Difficult conversations often arrive at fragile moments. They can strengthen relationships or quietly fracture them. The difference usually lies in how the conversation is handled.

Ten years ago, Carly Stasko was preparing to give birth to her first child. She was living in Toronto with her husband and was close to her due date. One month before the birth, she received an email from her mother-in-law. The message was careful and polite. It asked whether Stasko was open to talking about her plan for a home birth.

The concern was safety. At the time, Stasko and her mother-in-law were still getting to know each other. They respected one another, but their views did not always align. Stasko understood that the conversation could go in one of two directions. It could cause distance, or it could create understanding. She chose to engage.

The discussion did not change either woman’s opinion. Yet the way it unfolded mattered more than the outcome. Each felt heard. Each felt respected. By the time Stasko gave birth at home, the tension around the issue had eased. Today, both women believe that early conversation helped them build trust and avoid resentment. They learned how to communicate without causing harm.

Many conversations do not end so well. People often avoid sensitive topics because they fear conflict or emotional fallout. The risk of hurting a relationship can feel greater than the need to speak honestly. Still, when handled thoughtfully, difficult conversations can lead to clarity rather than damage.


Preparation is Key


Preparation is essential. Before starting a serious discussion, it helps to reflect on your goal. Are you hoping to change someone’s mind, or simply to be understood? In many cases, mutual understanding is more realistic than agreement.

Setting clear boundaries also helps. Enter the conversation with goodwill and a willingness to listen. This means being open to compromise, not insisting on a personal victory. Conflict resolution is rarely about winning.

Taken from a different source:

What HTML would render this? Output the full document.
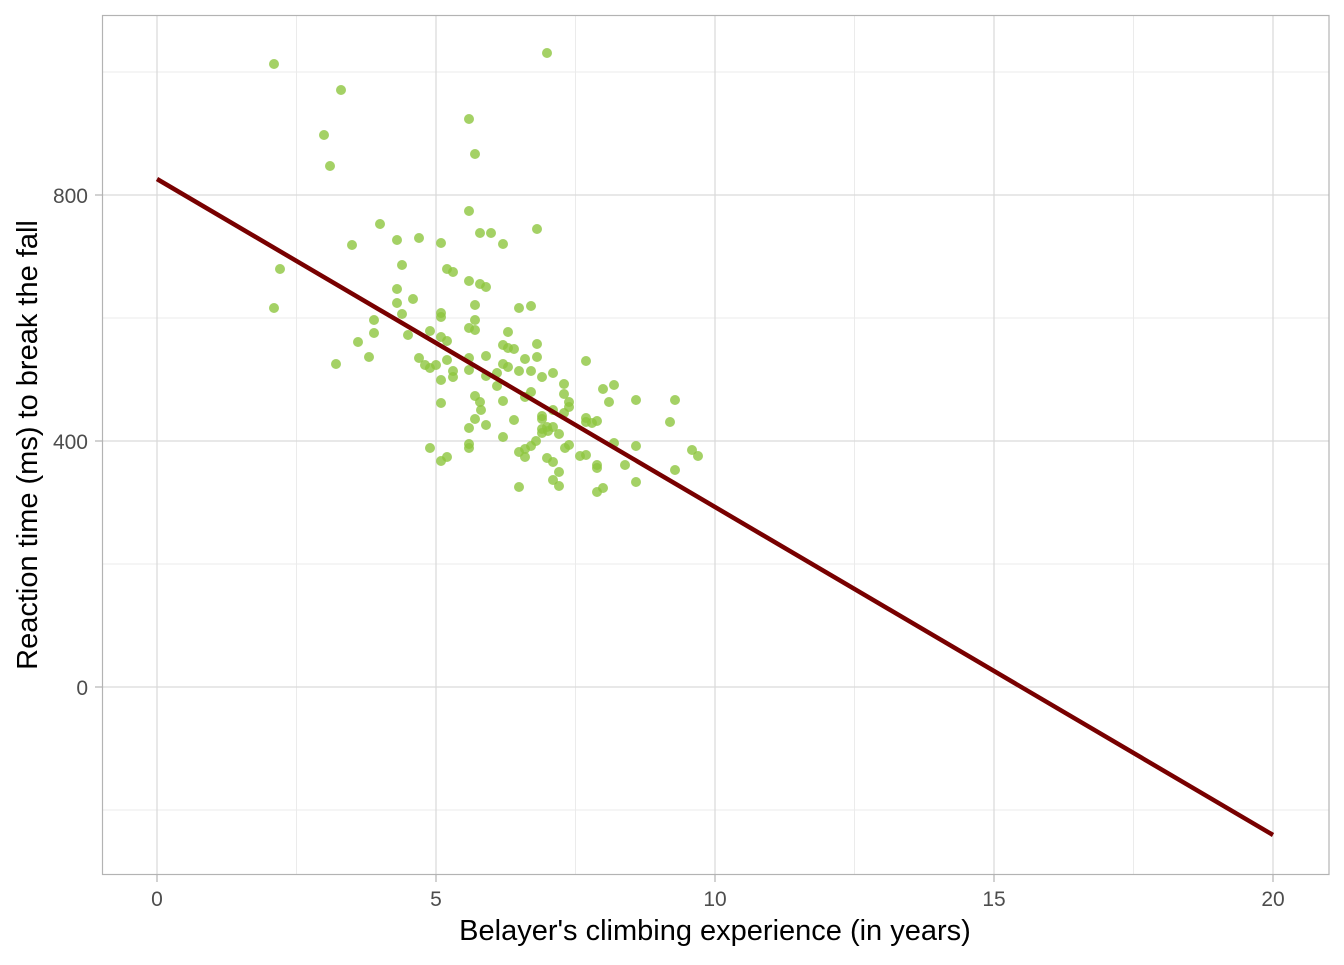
<!DOCTYPE html>
<html><head><meta charset="utf-8"><style>html,body{margin:0;padding:0;background:#fff}</style></head>
<body>
<svg width="1344" height="960" xmlns="http://www.w3.org/2000/svg" font-family="Liberation Sans, Arial, sans-serif">
<rect width="1344" height="960" fill="#fff"/>
<g stroke="#ebebeb" stroke-width="1">
<line x1="296.5" y1="15" x2="296.5" y2="874"/><line x1="575.5" y1="15" x2="575.5" y2="874"/><line x1="854.5" y1="15" x2="854.5" y2="874"/><line x1="1133.5" y1="15" x2="1133.5" y2="874"/>
<line x1="102" y1="72" x2="1329" y2="72"/><line x1="102" y1="318" x2="1329" y2="318"/><line x1="102" y1="564" x2="1329" y2="564"/><line x1="102" y1="810" x2="1329" y2="810"/>
</g>
<g stroke="#d9d9d9" stroke-width="1.2">
<line x1="157" y1="15" x2="157" y2="874"/><line x1="436" y1="15" x2="436" y2="874"/><line x1="715" y1="15" x2="715" y2="874"/><line x1="994" y1="15" x2="994" y2="874"/><line x1="1273" y1="15" x2="1273" y2="874"/>
<line x1="102" y1="195" x2="1329" y2="195"/><line x1="102" y1="441" x2="1329" y2="441"/><line x1="102" y1="687" x2="1329" y2="687"/>
</g>
<g fill="rgb(141,198,63)" fill-opacity="0.8">
<circle cx="274" cy="64" r="5"/><circle cx="547" cy="53" r="5"/><circle cx="341" cy="90" r="5"/><circle cx="324" cy="135" r="5"/><circle cx="330" cy="166" r="5"/><circle cx="469" cy="119" r="5"/><circle cx="475" cy="154" r="5"/><circle cx="380" cy="224" r="5"/><circle cx="352" cy="245" r="5"/><circle cx="397" cy="240" r="5"/><circle cx="419" cy="238" r="5"/><circle cx="441" cy="243" r="5"/><circle cx="469" cy="211" r="5"/><circle cx="480" cy="233" r="5"/><circle cx="491" cy="233" r="5"/><circle cx="503" cy="244" r="5"/><circle cx="537" cy="229" r="5"/><circle cx="280" cy="269" r="5"/><circle cx="274" cy="308" r="5"/><circle cx="402" cy="265" r="5"/><circle cx="447" cy="269" r="5"/><circle cx="453" cy="272" r="5"/><circle cx="469" cy="281" r="5"/><circle cx="480" cy="284" r="5"/><circle cx="486" cy="287" r="5"/><circle cx="397" cy="289" r="5"/><circle cx="413" cy="299" r="5"/><circle cx="397" cy="303" r="5"/><circle cx="441" cy="313" r="5"/><circle cx="441" cy="317" r="5"/><circle cx="402" cy="314" r="5"/><circle cx="475" cy="305" r="5"/><circle cx="519" cy="308" r="5"/><circle cx="531" cy="306" r="5"/><circle cx="374" cy="320" r="5"/><circle cx="475" cy="320" r="5"/><circle cx="469" cy="328" r="5"/><circle cx="475" cy="330" r="5"/><circle cx="508" cy="332" r="5"/><circle cx="430" cy="331" r="5"/><circle cx="374" cy="333" r="5"/><circle cx="441" cy="337" r="5"/><circle cx="447" cy="341" r="5"/><circle cx="408" cy="335" r="5"/><circle cx="358" cy="342" r="5"/><circle cx="503" cy="345" r="5"/><circle cx="508" cy="348" r="5"/><circle cx="514" cy="349" r="5"/><circle cx="537" cy="344" r="5"/><circle cx="486" cy="356" r="5"/><circle cx="369" cy="357" r="5"/><circle cx="419" cy="358" r="5"/><circle cx="469" cy="358" r="5"/><circle cx="525" cy="359" r="5"/><circle cx="537" cy="357" r="5"/><circle cx="586" cy="361" r="5"/><circle cx="336" cy="364" r="5"/><circle cx="425" cy="365" r="5"/><circle cx="430" cy="368" r="5"/><circle cx="436" cy="365" r="5"/><circle cx="447" cy="360" r="5"/><circle cx="503" cy="364" r="5"/><circle cx="508" cy="367" r="5"/><circle cx="453" cy="371" r="5"/><circle cx="453" cy="377" r="5"/><circle cx="469" cy="370" r="5"/><circle cx="497" cy="373" r="5"/><circle cx="519" cy="371" r="5"/><circle cx="531" cy="371" r="5"/><circle cx="542" cy="377" r="5"/><circle cx="553" cy="373" r="5"/><circle cx="486" cy="376" r="5"/><circle cx="441" cy="380" r="5"/><circle cx="564" cy="384" r="5"/><circle cx="497" cy="386" r="5"/><circle cx="564" cy="394" r="5"/><circle cx="531" cy="392" r="5"/><circle cx="525" cy="397" r="5"/><circle cx="603" cy="389" r="5"/><circle cx="614" cy="385" r="5"/><circle cx="475" cy="396" r="5"/><circle cx="480" cy="402" r="5"/><circle cx="503" cy="401" r="5"/><circle cx="569" cy="402" r="5"/><circle cx="569" cy="407" r="5"/><circle cx="609" cy="402" r="5"/><circle cx="636" cy="400" r="5"/><circle cx="675" cy="400" r="5"/><circle cx="441" cy="403" r="5"/><circle cx="481" cy="410" r="5"/><circle cx="553" cy="410" r="5"/><circle cx="564" cy="413" r="5"/><circle cx="475" cy="419" r="5"/><circle cx="486" cy="425" r="5"/><circle cx="514" cy="420" r="5"/><circle cx="542" cy="416" r="5"/><circle cx="542" cy="419" r="5"/><circle cx="586" cy="418" r="5"/><circle cx="586" cy="422" r="5"/><circle cx="592" cy="423" r="5"/><circle cx="597" cy="421" r="5"/><circle cx="670" cy="422" r="5"/><circle cx="469" cy="428" r="5"/><circle cx="542" cy="429" r="5"/><circle cx="547" cy="427" r="5"/><circle cx="553" cy="427" r="5"/><circle cx="559" cy="434" r="5"/><circle cx="542" cy="433" r="5"/><circle cx="548" cy="431" r="5"/><circle cx="503" cy="437" r="5"/><circle cx="536" cy="441" r="5"/><circle cx="531" cy="446" r="5"/><circle cx="525" cy="449" r="5"/><circle cx="569" cy="445" r="5"/><circle cx="614" cy="443" r="5"/><circle cx="636" cy="446" r="5"/><circle cx="469" cy="444" r="5"/><circle cx="469" cy="448" r="5"/><circle cx="430" cy="448" r="5"/><circle cx="519" cy="452" r="5"/><circle cx="525" cy="457" r="5"/><circle cx="547" cy="458" r="5"/><circle cx="580" cy="456" r="5"/><circle cx="586" cy="455" r="5"/><circle cx="565" cy="448" r="5"/><circle cx="692" cy="450" r="5"/><circle cx="698" cy="456" r="5"/><circle cx="447" cy="457" r="5"/><circle cx="441" cy="461" r="5"/><circle cx="553" cy="462" r="5"/><circle cx="597" cy="465" r="5"/><circle cx="597" cy="468" r="5"/><circle cx="625" cy="465" r="5"/><circle cx="559" cy="472" r="5"/><circle cx="675" cy="470" r="5"/><circle cx="553" cy="480" r="5"/><circle cx="559" cy="486" r="5"/><circle cx="636" cy="482" r="5"/><circle cx="519" cy="487" r="5"/><circle cx="603" cy="488" r="5"/><circle cx="597" cy="492" r="5"/>
</g>
<line x1="157" y1="179" x2="1273" y2="835" stroke="#780000" stroke-width="4.5"/>
<rect x="102.5" y="15.5" width="1226.5" height="859" fill="none" stroke="#b3b3b3" stroke-width="1.2"/>
<g stroke="#b3b3b3" stroke-width="1.2">
<line x1="157" y1="875" x2="157" y2="882"/><line x1="436" y1="875" x2="436" y2="882"/><line x1="715" y1="875" x2="715" y2="882"/><line x1="994" y1="875" x2="994" y2="882"/><line x1="1273" y1="875" x2="1273" y2="882"/>
<line x1="95" y1="195" x2="102" y2="195"/><line x1="95" y1="441" x2="102" y2="441"/><line x1="95" y1="687" x2="102" y2="687"/>
</g>
<g fill="#4d4d4d" font-size="21" text-anchor="middle">
<text x="157" y="906">0</text><text x="436" y="906">5</text><text x="715" y="906">10</text><text x="994" y="906">15</text><text x="1273" y="906">20</text>
</g>
<g fill="#4d4d4d" font-size="21" text-anchor="end">
<text x="88" y="203">800</text><text x="88" y="449">400</text><text x="88" y="695">0</text>
</g>
<text x="715" y="940" font-size="29" text-anchor="middle" fill="#000">Belayer's climbing experience (in years)</text>
<text transform="translate(37,445) rotate(-90)" font-size="29" text-anchor="middle" fill="#000">Reaction time (ms) to break the fall</text>
</svg>
</body></html>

It is about finding a way forward that respects both people.

Mediators who work with long-standing disputes often see the same patterns. Assumptions and unspoken biases can escalate small disagreements into lasting resentment. Shifting from blame to curiosity can change everything. Understanding why someone thinks or acts a certain way often softens hostility.

Agreeing on how to talk is just as important as what to discuss. Choosing the right time, setting an agenda, and checking in emotionally can prevent misunderstandings. Structure creates safety, especially in tense conversations.

Be Curious

When emotions or beliefs run deep, people tend to become defensive. Conversations turn into battles rather than exchanges. Approaching discussion with curiosity instead of judgment can shift the tone completely.

Instead of preparing arguments, ask questions. Listen carefully to the answers. Be open to learning something new, even if it challenges your views. Understanding does not require agreement, but it does require attention.

Reset and Move On

Sometimes, despite good intentions, conversations spiral. When that happens, it helps to pause and reset. Visualizing the discussion as a shared effort can ease tension. Seeing the other person as a partner in understanding, rather than an opponent, can bring the conversation back on track.

If misinformation enters the discussion, respond calmly with facts. State what is true, explain why you trust your source, and then return to the main point. This approach keeps the focus on information rather than personal attacks.

Even so, not every conversation can be saved. Some discussions become exhausting or unsafe. If goodwill disappears and listening stops, stepping away may be the healthiest choice. Protecting your energy allows you to engage meaningfully in conversations that truly matter. Difficult conversations are never easy. But when approached with care, patience, and respect, they can deepen relationships instead of breaking them.